Goal.
Print the lines of the data, starting with the first, up to and including the line where "(0,0) rectangle (575,601);" appears.

BEGIN Supplied information

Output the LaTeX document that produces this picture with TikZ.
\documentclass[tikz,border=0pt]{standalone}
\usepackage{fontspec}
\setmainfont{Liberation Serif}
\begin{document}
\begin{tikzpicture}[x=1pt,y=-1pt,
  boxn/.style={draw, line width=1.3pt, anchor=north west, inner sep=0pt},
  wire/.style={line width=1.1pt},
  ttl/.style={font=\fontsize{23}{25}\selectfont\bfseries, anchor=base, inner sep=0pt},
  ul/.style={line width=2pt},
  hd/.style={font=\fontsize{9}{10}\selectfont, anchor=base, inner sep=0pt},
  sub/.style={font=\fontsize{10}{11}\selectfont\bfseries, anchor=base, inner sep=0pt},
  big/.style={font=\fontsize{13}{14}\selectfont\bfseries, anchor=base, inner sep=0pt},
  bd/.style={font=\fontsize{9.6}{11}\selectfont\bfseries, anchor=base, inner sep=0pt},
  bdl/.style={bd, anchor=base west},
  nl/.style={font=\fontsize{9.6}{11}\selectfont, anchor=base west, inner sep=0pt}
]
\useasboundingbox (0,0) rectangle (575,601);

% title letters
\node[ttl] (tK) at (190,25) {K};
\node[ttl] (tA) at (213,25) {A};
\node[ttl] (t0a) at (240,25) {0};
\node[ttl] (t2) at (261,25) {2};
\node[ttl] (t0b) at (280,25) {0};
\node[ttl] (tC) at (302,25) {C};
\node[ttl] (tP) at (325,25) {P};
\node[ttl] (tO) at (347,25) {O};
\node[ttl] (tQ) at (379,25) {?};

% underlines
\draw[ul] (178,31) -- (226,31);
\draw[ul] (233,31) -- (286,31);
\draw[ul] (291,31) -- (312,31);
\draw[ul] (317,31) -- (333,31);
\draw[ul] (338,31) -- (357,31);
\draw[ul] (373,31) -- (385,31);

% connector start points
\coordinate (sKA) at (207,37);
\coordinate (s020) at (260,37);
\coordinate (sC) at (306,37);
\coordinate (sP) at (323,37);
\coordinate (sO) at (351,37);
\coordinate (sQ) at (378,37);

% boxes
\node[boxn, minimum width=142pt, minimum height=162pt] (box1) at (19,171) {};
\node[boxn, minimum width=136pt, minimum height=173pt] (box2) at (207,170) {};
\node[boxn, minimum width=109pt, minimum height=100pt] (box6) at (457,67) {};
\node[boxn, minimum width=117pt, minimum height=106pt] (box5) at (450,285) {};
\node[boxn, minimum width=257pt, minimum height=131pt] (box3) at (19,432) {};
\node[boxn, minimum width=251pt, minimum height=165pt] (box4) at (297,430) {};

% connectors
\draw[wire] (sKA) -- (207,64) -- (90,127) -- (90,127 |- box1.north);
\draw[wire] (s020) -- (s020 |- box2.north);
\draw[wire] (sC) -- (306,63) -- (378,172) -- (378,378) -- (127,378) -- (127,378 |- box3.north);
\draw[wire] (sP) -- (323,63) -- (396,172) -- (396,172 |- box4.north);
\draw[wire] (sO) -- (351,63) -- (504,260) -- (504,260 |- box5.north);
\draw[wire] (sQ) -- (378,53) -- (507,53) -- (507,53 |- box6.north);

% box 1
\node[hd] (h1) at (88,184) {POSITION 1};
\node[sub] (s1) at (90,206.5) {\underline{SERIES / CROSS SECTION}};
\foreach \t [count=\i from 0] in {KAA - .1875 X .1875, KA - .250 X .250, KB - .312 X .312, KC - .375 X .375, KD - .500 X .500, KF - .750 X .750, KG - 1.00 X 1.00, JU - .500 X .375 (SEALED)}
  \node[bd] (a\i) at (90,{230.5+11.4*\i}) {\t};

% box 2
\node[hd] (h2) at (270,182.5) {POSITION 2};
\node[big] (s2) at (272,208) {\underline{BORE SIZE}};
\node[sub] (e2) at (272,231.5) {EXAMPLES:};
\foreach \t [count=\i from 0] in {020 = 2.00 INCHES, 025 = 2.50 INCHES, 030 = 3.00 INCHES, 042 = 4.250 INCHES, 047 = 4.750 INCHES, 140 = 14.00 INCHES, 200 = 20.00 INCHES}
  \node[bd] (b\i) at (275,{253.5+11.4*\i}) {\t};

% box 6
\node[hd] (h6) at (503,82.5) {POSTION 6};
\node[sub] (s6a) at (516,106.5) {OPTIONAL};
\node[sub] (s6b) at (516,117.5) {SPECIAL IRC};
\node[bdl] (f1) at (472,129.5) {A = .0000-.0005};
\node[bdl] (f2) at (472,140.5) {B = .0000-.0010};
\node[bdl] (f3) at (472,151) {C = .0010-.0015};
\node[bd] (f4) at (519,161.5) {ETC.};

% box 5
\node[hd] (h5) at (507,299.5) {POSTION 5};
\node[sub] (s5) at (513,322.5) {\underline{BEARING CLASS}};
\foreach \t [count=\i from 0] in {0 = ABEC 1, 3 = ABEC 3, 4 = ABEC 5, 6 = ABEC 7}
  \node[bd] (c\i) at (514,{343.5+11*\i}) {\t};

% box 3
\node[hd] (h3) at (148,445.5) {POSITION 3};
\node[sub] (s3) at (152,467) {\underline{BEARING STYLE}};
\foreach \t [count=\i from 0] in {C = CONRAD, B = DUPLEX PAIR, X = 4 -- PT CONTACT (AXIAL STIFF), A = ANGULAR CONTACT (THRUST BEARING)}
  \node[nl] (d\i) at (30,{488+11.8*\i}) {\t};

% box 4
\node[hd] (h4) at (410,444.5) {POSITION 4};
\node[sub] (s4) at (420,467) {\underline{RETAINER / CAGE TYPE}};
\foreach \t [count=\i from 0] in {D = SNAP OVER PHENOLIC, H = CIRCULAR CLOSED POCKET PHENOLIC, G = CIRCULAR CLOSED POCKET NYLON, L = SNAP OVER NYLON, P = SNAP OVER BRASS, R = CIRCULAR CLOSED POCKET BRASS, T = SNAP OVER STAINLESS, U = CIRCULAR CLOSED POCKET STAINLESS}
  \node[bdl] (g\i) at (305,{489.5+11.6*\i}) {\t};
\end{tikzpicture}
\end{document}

END Supplied information

Response to the task.
Output the LaTeX document that produces this picture with TikZ.
\documentclass[tikz,border=0pt]{standalone}
\usepackage{fontspec}
\setmainfont{Liberation Serif}
\begin{document}
\begin{tikzpicture}[x=1pt,y=-1pt,
  boxn/.style={draw, line width=1.3pt, anchor=north west, inner sep=0pt},
  wire/.style={line width=1.1pt},
  ttl/.style={font=\fontsize{23}{25}\selectfont\bfseries, anchor=base, inner sep=0pt},
  ul/.style={line width=2pt},
  hd/.style={font=\fontsize{9}{10}\selectfont, anchor=base, inner sep=0pt},
  sub/.style={font=\fontsize{10}{11}\selectfont\bfseries, anchor=base, inner sep=0pt},
  big/.style={font=\fontsize{13}{14}\selectfont\bfseries, anchor=base, inner sep=0pt},
  bd/.style={font=\fontsize{9.6}{11}\selectfont\bfseries, anchor=base, inner sep=0pt},
  bdl/.style={bd, anchor=base west},
  nl/.style={font=\fontsize{9.6}{11}\selectfont, anchor=base west, inner sep=0pt}
]
\useasboundingbox (0,0) rectangle (575,601);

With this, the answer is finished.